Bone-based mesh deformation is the modern way to make animated models, especially for character animation. The principle is fairly straightforward. In addition to the geometric data, the model includes a skeleton of bones, arranged in a tree structure -- that is, each bone is attached to a parent bone, and may have a number of children bones attached to it. Vertices are then attached to the bones, so that when the bones move, the mesh deforms appropriately.

A specific example may help illustrate the concept. Consider your arm. The upper arm bone is attached to the shoulder. The lower arm is attached to the upper arm. The bones of your hand are (roughly speaking) attached to the lower arm. When you move the upper arm, the lower arm and hand must move as well, because those are located in the bone hierarchy below the upper arm. The reverse is not true: you can move your hand without affecting the upper arm at all.

Real bones have an attachment point, a length, and a diameter. But the length and diameter don't matter in computer modeling; all we really care about is the attachment point. That's the point about which the bone rotates, and therefore, it's the point about which any attached vertices rotate as well.

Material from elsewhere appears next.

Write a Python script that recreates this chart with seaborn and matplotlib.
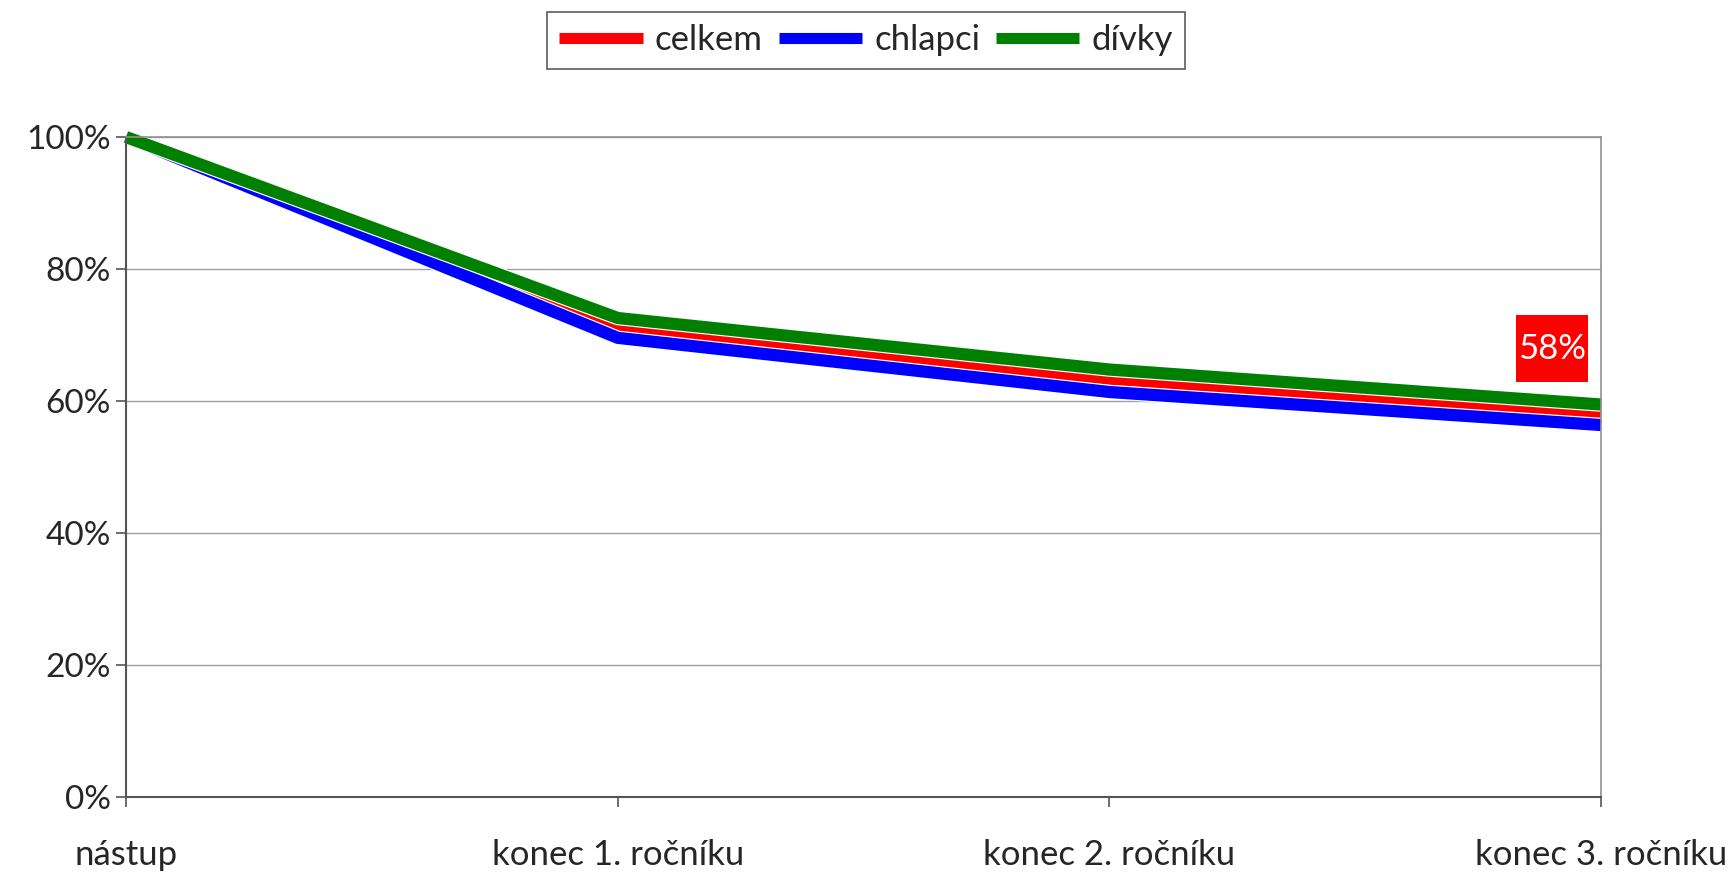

So in Meshwork (and most other bone modeling systems), bones are drawn not as little bone-shaped cylinders, but as points. Actually, they're more like little green spheres -- they're actually closer to joints than to bones, but the term 'bone' has become standard.

Every bone in Meshwork is identified with a four-character code. These characters can be anything you want, but a recommended set of bone codes for humanoid figures is shown at right. (Of course, many models will not implement all of these bones; but when you make a bone that does roughly match one of these descriptions, using the standard code will help ensure compatibility with others' animation files.)

When you add a bone (using the Add Bone tool), you give it a four-character code, and also enter the four-character code of its parent, if any. For the "root" bone(s), not attached to any other bones, the parent is 'None'.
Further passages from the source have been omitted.